# Job:
Will you write out the data exactly, excluding every picture?
::::::::
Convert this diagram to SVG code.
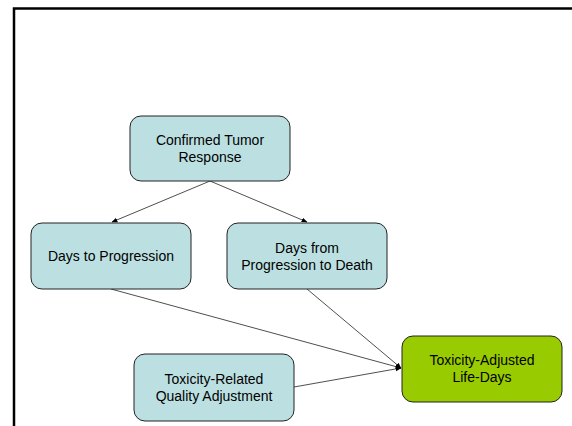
<svg xmlns="http://www.w3.org/2000/svg" width="572" height="426" viewBox="0 0 572 426">
<defs>
<style>
.n{fill:#BCE0E2;stroke:#222;stroke-width:1}
.g{fill:#99CC00;stroke:#222;stroke-width:1}
text{font-family:"Liberation Sans",Arial,sans-serif;font-size:14px;fill:#000;text-anchor:middle}
.c line{stroke:#222;stroke-width:0.8;marker-end:url(#a)}
</style>
<marker id="a" viewBox="0 0 10 10" refX="9" refY="5" markerWidth="6" markerHeight="6" markerUnits="userSpaceOnUse" orient="auto"><path d="M0,1 L10,5 L0,9 z" fill="#000"/></marker>
</defs>
<rect width="572" height="426" fill="#fff"/>
<path d="M14,426 V8.5 H572" fill="none" stroke="#000" stroke-width="2.5"/>
<g class="c" id="connectors">
<line x1="210" y1="181" x2="112" y2="222"/>
<line x1="210" y1="181" x2="307" y2="222"/>
<line x1="111" y1="289" x2="401" y2="368"/>
<line x1="307" y1="289" x2="401" y2="368"/>
<line x1="294" y1="387" x2="401" y2="368"/>
</g>
<g id="confirmed">
<rect class="n" x="130" y="116" width="160" height="65" rx="11"/>
<text x="210" y="145">Confirmed Tumor</text>
<text x="210" y="162">Response</text>
</g>
<g id="dtp">
<rect class="n" x="31" y="223" width="160" height="66" rx="11"/>
<text x="111" y="261">Days to Progression</text>
</g>
<g id="dfp">
<rect class="n" x="227" y="223" width="160" height="66" rx="11"/>
<text x="307" y="253">Days from</text>
<text x="307" y="270">Progression to Death</text>
</g>
<g id="trqa">
<rect class="n" x="134" y="354" width="160" height="67" rx="11"/>
<text x="214" y="384">Toxicity-Related</text>
<text x="214" y="401">Quality Adjustment</text>
</g>
<g id="tald">
<rect class="g" x="402" y="336" width="160" height="66" rx="11"/>
<text x="482" y="365">Toxicity-Adjusted</text>
<text x="482" y="382">Life-Days</text>
</g>
</svg>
::::::::
# Result below:
Convert this diagram to SVG code.
<svg xmlns="http://www.w3.org/2000/svg" width="572" height="426" viewBox="0 0 572 426">
<defs>
<style>
.n{fill:#BCE0E2;stroke:#222;stroke-width:1}
.g{fill:#99CC00;stroke:#222;stroke-width:1}
text{font-family:"Liberation Sans",Arial,sans-serif;font-size:14px;fill:#000;text-anchor:middle}
.c line{stroke:#222;stroke-width:0.8;marker-end:url(#a)}
</style>
<marker id="a" viewBox="0 0 10 10" refX="9" refY="5" markerWidth="6" markerHeight="6" markerUnits="userSpaceOnUse" orient="auto"><path d="M0,1 L10,5 L0,9 z" fill="#000"/></marker>
</defs>
<rect width="572" height="426" fill="#fff"/>
<path d="M14,426 V8.5 H572" fill="none" stroke="#000" stroke-width="2.5"/>
<g class="c" id="connectors">
<line x1="210" y1="181" x2="112" y2="222"/>
<line x1="210" y1="181" x2="307" y2="222"/>
<line x1="111" y1="289" x2="401" y2="368"/>
<line x1="307" y1="289" x2="401" y2="368"/>
<line x1="294" y1="387" x2="401" y2="368"/>
</g>
<g id="confirmed">
<rect class="n" x="130" y="116" width="160" height="65" rx="11"/>
<text x="210" y="145">Confirmed Tumor</text>
<text x="210" y="162">Response</text>
</g>
<g id="dtp">
<rect class="n" x="31" y="223" width="160" height="66" rx="11"/>
<text x="111" y="261">Days to Progression</text>
</g>
<g id="dfp">
<rect class="n" x="227" y="223" width="160" height="66" rx="11"/>
<text x="307" y="253">Days from</text>
<text x="307" y="270">Progression to Death</text>
</g>
<g id="trqa">
<rect class="n" x="134" y="354" width="160" height="67" rx="11"/>
<text x="214" y="384">Toxicity-Related</text>
<text x="214" y="401">Quality Adjustment</text>
</g>
<g id="tald">
<rect class="g" x="402" y="336" width="160" height="66" rx="11"/>
<text x="482" y="365">Toxicity-Adjusted</text>
<text x="482" y="382">Life-Days</text>
</g>
</svg>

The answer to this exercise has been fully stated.